People who had a rough childhood often go through life feeling — knowing — that they are a little different than most people. It’s common sense that early exposure to violence, addiction, abuse or neglect can have a lifelong effect on mental health and behavior.
Until recently, researchers understood these effects to be mostly a) psychological or b) learned from dysfunctional parents. And while this is partly true, we now know the primary injury is neurological.
Early trauma dysregulates the brain and nervous system, potentially triggering a wide range of problems from obesity to ADHD to heart disease to sex addiction. But for people with Childhood PTSD, just being dysregulated is a problem that makes ordinary things in life ridiculously hard — things like going on a date, spending time alone, expressing an opinion, or just buying a pair of pants can set it off.

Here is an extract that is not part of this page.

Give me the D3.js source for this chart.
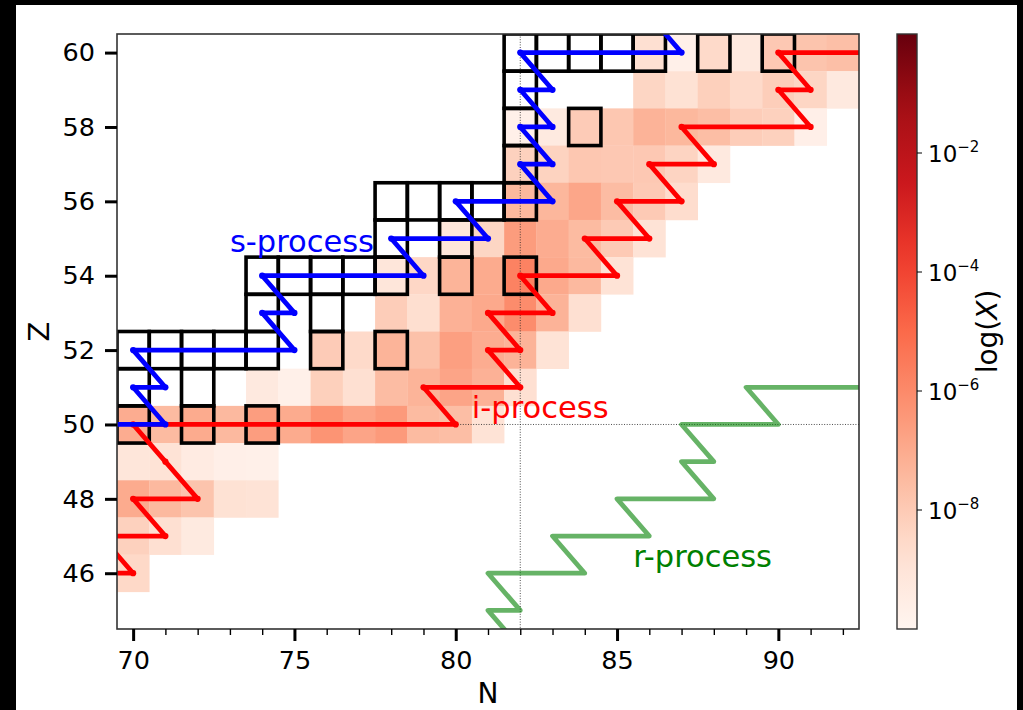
<!DOCTYPE html>
<html lang="en">
<head>
<meta charset="UTF-8" />
<title>s-, i- and r-process paths</title>
<script src="https://d3js.org/d3.v7.min.js"></script>
<style>
    body { margin: 0; background: #000; }
    svg { display: block; font-family: "DejaVu Sans", sans-serif; }
</style>
</head>
<body>
<script>
    // abundance map, log10(X) per cell, one list per Z row (null = empty)
    var rowZ = [60, 59, 58, 57, 56, 55, 54, 53, 52, 51, 50, 49, 48, 47, 46];
    var rowStartN = [86, 86, 82, 82, 82, 80, 78, 78, 76, 74, 70, 70, 70, 70, 70];
    var rowLogX = [
        [-8.75, -9.7, -8.55, -9.3, -7.95, -7.8, -7.65],
        [-8.4, -8.85, -8.2, -8.55, -8.15, -8.4, -9.3],
        [-9.7, -9.35, -8.05, -7.9, -7.25, -7.4, -7.6, -8.1, -8.25, -9.65],
        [-8.25, -8.3, -7.9, -7.95, -7.95, -8.35, -9.3],
        [-7.4, -7.38, -6.85, -7.55, -8.0, -8.65],
        [-9.1, -8.4, -6.55, -7.05, -7.5, -8.0, -8.9],
        [-9.1, -8.45, -7.3, -7.0, -5.75, -6.95, -7.45, -8.9],
        [-8.1, -8.7, -7.2, -6.95, -6.05, -7.25, -8.75],
        [-8.05, -8.55, -7.3, -7.7, -6.65, -7.05, -7.25, -8.9],
        [-9.3, -9.7, -8.2, -8.75, -7.55, -7.3, -6.8, -7.2, -8.75],
        [-7.05, -7.5, -7.0, -7.45, -6.6, -7.0, -6.3, -6.8, -6.5, -7.5, -7.6, -8.9],
        [-9.1, -8.9, -9.4, -9.65, -9.7],
        [-7.0, -7.45, -7.8, -8.85, -8.9],
        [-8.25, -8.75, -9.35],
        [-8.5]
    ];

    // stable (and long-lived) isotopes, drawn as black squares
    var stableN = [82, 83, 84, 85, 86, 88, 90, 82, 82, 84, 82, 78, 79, 80, 81, 82, 78, 80,
                   74, 75, 76, 77, 78, 80, 82, 74, 76, 70, 71, 72, 73, 74, 76, 78, 70, 72, 70, 72, 74];
    var stableZ = [60, 60, 60, 60, 60, 60, 60, 59, 58, 58, 57, 56, 56, 56, 56, 56, 55, 55,
                   54, 54, 54, 54, 54, 54, 54, 53, 53, 52, 52, 52, 52, 52, 52, 52, 51, 51, 50, 50, 50];

    // process paths
    var sPathN = [68, 71, 70, 71, 70, 75, 74, 75, 74, 79, 78, 81, 80, 83, 82, 83, 82, 83, 82, 83, 82, 87, 86];
    var sPathZ = [50, 50, 51, 51, 52, 52, 53, 53, 54, 54, 55, 55, 56, 56, 57, 57, 58, 58, 59, 59, 60, 60, 61];
    var iPathN = [69, 70, 69, 71, 70, 72, 71, 70, 80, 79, 82, 81, 82, 81, 83, 82, 85, 84, 86, 85, 87, 86, 88, 87, 91, 90, 91, 90, 94];
    var iPathZ = [46, 46, 47, 47, 48, 48, 49, 50, 50, 51, 51, 52, 52, 53, 53, 54, 54, 55, 55, 56, 56, 57, 57, 58, 58, 59, 59, 60, 60];
    var rPathN = [82, 81, 82, 81, 84, 83, 86, 85, 88, 87, 88, 87, 90, 89, 94];
    var rPathZ = [44, 45, 45, 46, 46, 47, 47, 48, 48, 49, 49, 50, 50, 51, 51];

    var labelText = ["s-process", "i-process", "r-process"];
    var labelN = [73, 80.5, 85.5];
    var labelZ = [54.65, 50.17, 46.18];

    var xMajor = [70, 75, 80, 85, 90];
    var yMajor = [46, 48, 50, 52, 54, 56, 58, 60];
    var cbTicks = [1e-2, 1e-4, 1e-6, 1e-8];
    var cbExp = ["\u22122", "\u22124", "\u22126", "\u22128"];

    var w = 1023, h = 710;
    var pLeft = 117, pRight = 859, pTop = 34, pBottom = 629;

    var svg = d3.select("body").append("svg")
        .attr("width", w)
        .attr("height", h);

    svg.append("rect").attr("width", w).attr("height", h).attr("fill", "#000");
    svg.append("rect").attr("x", 16).attr("y", 5).attr("width", 1001).attr("height", 705).attr("fill", "#fff");

    var xScale = d3.scaleLinear().domain([69.5, 92.5]).range([pLeft, pRight]);
    var yScale = d3.scaleLinear().domain([44.5, 60.5]).range([pBottom, pTop]);

    // matplotlib "Reds"
    var reds = ["#fff5f0", "#fee0d2", "#fcbba1", "#fc9272", "#fb6a4a", "#ef3b2c", "#cb181d", "#a50f15", "#67000d"];
    var color = d3.scaleLinear()
        .domain(d3.range(9).map(function(i) { return -10 + i * 10 / 8; }))
        .range(reds)
        .clamp(true);

    svg.append("clipPath").attr("id", "plotclip")
        .append("rect")
        .attr("x", pLeft).attr("y", pTop)
        .attr("width", pRight - pLeft).attr("height", pBottom - pTop);

    var plot = svg.append("g").attr("clip-path", "url(#plotclip)");

    var cells = [];
    rowZ.forEach(function(z, r) {
        rowLogX[r].forEach(function(v, k) {
            if (v !== null) cells.push({ n: rowStartN[r] + k, z: z, v: v });
        });
    });

    var cw = xScale(1) - xScale(0);
    var ch = yScale(0) - yScale(1);

    plot.selectAll("rect.cell")
        .data(cells)
        .enter()
        .append("rect")
        .attr("class", "cell")
        .attr("x", function(d) { return xScale(d.n - 0.5); })
        .attr("y", function(d) { return yScale(d.z + 0.5); })
        .attr("width", cw + 0.3)
        .attr("height", ch + 0.3)
        .attr("fill", function(d) { return color(d.v); });

    // magic numbers N=82, Z=50
    plot.append("line")
        .attr("x1", xScale(82)).attr("x2", xScale(82))
        .attr("y1", pTop).attr("y2", pBottom)
        .attr("stroke", "#222").attr("stroke-width", 0.8)
        .attr("stroke-dasharray", "1,1.6");
    plot.append("line")
        .attr("x1", pLeft).attr("x2", pRight)
        .attr("y1", yScale(50)).attr("y2", yScale(50))
        .attr("stroke", "#222").attr("stroke-width", 0.8)
        .attr("stroke-dasharray", "1,1.6");

    // stable squares
    plot.selectAll("rect.stable")
        .data(d3.range(stableN.length))
        .enter()
        .append("rect")
        .attr("class", "stable")
        .attr("x", function(i) { return xScale(stableN[i] - 0.5); })
        .attr("y", function(i) { return yScale(stableZ[i] + 0.5); })
        .attr("width", cw)
        .attr("height", ch)
        .attr("fill", "none")
        .attr("stroke", "#000")
        .attr("stroke-width", 3.6);

    var line = d3.line()
        .x(function(d) { return xScale(d[0]); })
        .y(function(d) { return yScale(d[1]); });

    function drawPath(ns, zs, col, opacity, markers) {
        var pts = d3.zip(ns, zs);
        plot.append("path")
            .datum(pts)
            .attr("d", line)
            .attr("fill", "none")
            .attr("stroke", col)
            .attr("stroke-opacity", opacity)
            .attr("stroke-width", 4.8)
            .attr("stroke-linejoin", "round")
            .attr("stroke-linecap", "round");
        if (markers) {
            plot.append("g").selectAll("circle")
                .data(pts)
                .enter()
                .append("circle")
                .attr("cx", function(d) { return xScale(d[0]); })
                .attr("cy", function(d) { return yScale(d[1]); })
                .attr("r", 3.1)
                .attr("fill", col);
        }
    }

    drawPath(iPathN, iPathZ, "#ff0000", 1, true);
    drawPath(sPathN, sPathZ, "#0000ff", 1, true);
    drawPath(rPathN, rPathZ, "#008000", 0.6, false);

    var labelColor = ["#0000ff", "#ff0000", "#008000"];
    svg.selectAll("text.plabel")
        .data(labelText)
        .enter()
        .append("text")
        .attr("class", "plabel")
        .attr("x", function(d, i) { return xScale(labelN[i]); })
        .attr("y", function(d, i) { return yScale(labelZ[i]); })
        .attr("font-size", 30.5)
        .attr("fill", function(d, i) { return labelColor[i]; })
        .text(function(d) { return d; });

    // frame
    svg.append("rect")
        .attr("x", pLeft).attr("y", pTop)
        .attr("width", pRight - pLeft).attr("height", pBottom - pTop)
        .attr("fill", "none").attr("stroke", "#333").attr("stroke-width", 1.6);

    // x axis
    var xAxis = svg.append("g")
        .attr("transform", "translate(0," + pBottom + ")")
        .call(d3.axisBottom(xScale).tickValues(xMajor).tickSize(12).tickPadding(10).tickFormat(d3.format("d")));
    xAxis.select(".domain").remove();
    xAxis.attr("font-size", 25.5).attr("font-family", "DejaVu Sans, sans-serif");
    xAxis.selectAll("line").attr("stroke", "#000").attr("stroke-width", 3);
    xAxis.selectAll("text").attr("fill", "#000");

    var xMinor = d3.range(70, 93).filter(function(n) { return n % 5 !== 0; });
    var xMinorAxis = svg.append("g")
        .attr("transform", "translate(0," + pBottom + ")")
        .call(d3.axisBottom(xScale).tickValues(xMinor).tickSize(6).tickFormat(""));
    xMinorAxis.select(".domain").remove();
    xMinorAxis.selectAll("line").attr("stroke", "#000").attr("stroke-width", 1.4);

    // y axis
    var yAxis = svg.append("g")
        .attr("transform", "translate(" + pLeft + ",0)")
        .call(d3.axisLeft(yScale).tickValues(yMajor).tickSize(12).tickPadding(10).tickFormat(d3.format("d")));
    yAxis.select(".domain").remove();
    yAxis.attr("font-size", 25.5).attr("font-family", "DejaVu Sans, sans-serif");
    yAxis.selectAll("line").attr("stroke", "#000").attr("stroke-width", 3);
    yAxis.selectAll("text").attr("fill", "#000");

    svg.append("text")
        .attr("x", (pLeft + pRight) / 2).attr("y", 703)
        .attr("text-anchor", "middle").attr("font-size", 28)
        .text("N");
    svg.append("text")
        .attr("transform", "translate(49," + (pTop + pBottom) / 2 + ") rotate(-90)")
        .attr("text-anchor", "middle").attr("font-size", 29)
        .text("Z");

    // colorbar
    var cbX = 897, cbW = 20;
    var cbScale = d3.scaleLog().domain([1e-10, 1]).range([pBottom, pTop]);
    var grad = svg.append("defs").append("linearGradient")
        .attr("id", "cbgrad")
        .attr("x1", 0).attr("y1", 1).attr("x2", 0).attr("y2", 0);
    d3.range(0, 1.0001, 0.05).forEach(function(t) {
        grad.append("stop")
            .attr("offset", t)
            .attr("stop-color", color(-10 + 10 * t));
    });
    svg.append("rect")
        .attr("x", cbX).attr("y", pTop)
        .attr("width", cbW).attr("height", pBottom - pTop)
        .attr("fill", "url(#cbgrad)")
        .attr("stroke", "#333").attr("stroke-width", 1.4);

    var cbg = svg.append("g").selectAll("g")
        .data(cbTicks)
        .enter()
        .append("g")
        .attr("transform", function(d) { return "translate(0," + cbScale(d) + ")"; });
    cbg.append("line")
        .attr("x1", cbX + cbW).attr("x2", cbX + cbW + 5)
        .attr("stroke", "#000").attr("stroke-width", 1);
    var cbt = cbg.append("text")
        .attr("x", 928).attr("y", 8.5)
        .attr("font-size", 23);
    cbt.append("tspan").text("10");
    cbt.append("tspan")
        .attr("dy", -10)
        .attr("font-size", 15)
        .text(function(d, i) { return cbExp[i]; });

    var cbLabel = svg.append("text")
        .attr("transform", "translate(997," + (pTop + pBottom) / 2 + ") rotate(-90)")
        .attr("text-anchor", "middle").attr("font-size", 28);
    cbLabel.append("tspan").text("log(");
    cbLabel.append("tspan").attr("font-style", "italic").text("X");
    cbLabel.append("tspan").text(")");
</script>
</body>
</html>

If you could see an MRI image of the brain in this dysregulated state, you’d see the front left cortex go dim and inactive, hampering the ability to reason and pay attention. You’d see the right front cortex (home of emotions) flaring wildly, triggering a flood of emotion. Brain waves are irregular; breathing and heart rate become ragged and out of sync. There may be numbness in the hands, mouth or face. It can be hard to find words or omplete tasks or pay attention. Personally, I get clumsy and trip and drop things. Handwriting changes. Many of us say things we don’t mean, and do things we don’t want to do. Or we may grow silent and withdrawn. Or we may feel desperate and act impulsively, or fly into a rage and lash out. After an outburst, we may feel very little emotion, and behave coldly to the people we’ve just hurt.
Oy. Not good, huh?
But here’s the thing: these reactions are not always happening because people are bad or selfish or weak (ok, maybe there’s a little of that, as with all people). These reactions are happening (or made worse) because the brain is dysregulated. This was not well understood until recently, but now we know.
Here’s one way that I’ve described the feeling of dysregulation:
It’s like wearing a pair of headphones with AC/DC music blasting in your ears, while wearing somebody else’s Coke-bottle glasses that make everything blurry. You have to pretend that you feel fine and that you are “in” the conversation. You feel disconnected, but you try to say things connected people would say. You have to think about how to hold your face so it looks appropriate to whatever the other person is saying. Only you can’t really hear what they’re saying, because the noise in your head is so loud.
Dysregulation is worst when we’re confronted with stress and crises. This explains why so many people with Childhood PTSD appear to keep making the same bad choices over and over, without seeing that they’re doing it again. You can make good choices and good changes, but not until you learn to re-regulate.
So the solution comes in two phases: First learn to re-regulate and stay regulated, then (with your nice, fresh, regulated mind) work on the behaviors and circumstances that are holding you back.
This is how I was able to recover from my own Childhood PTSD and start making big, constructive changes like getting happily married, becoming a better mother, starting a business and doing things that make my life healthy, fun and purposeful. The more time I spend regulated, the more easily I can make positive changes, and the better my life becomes.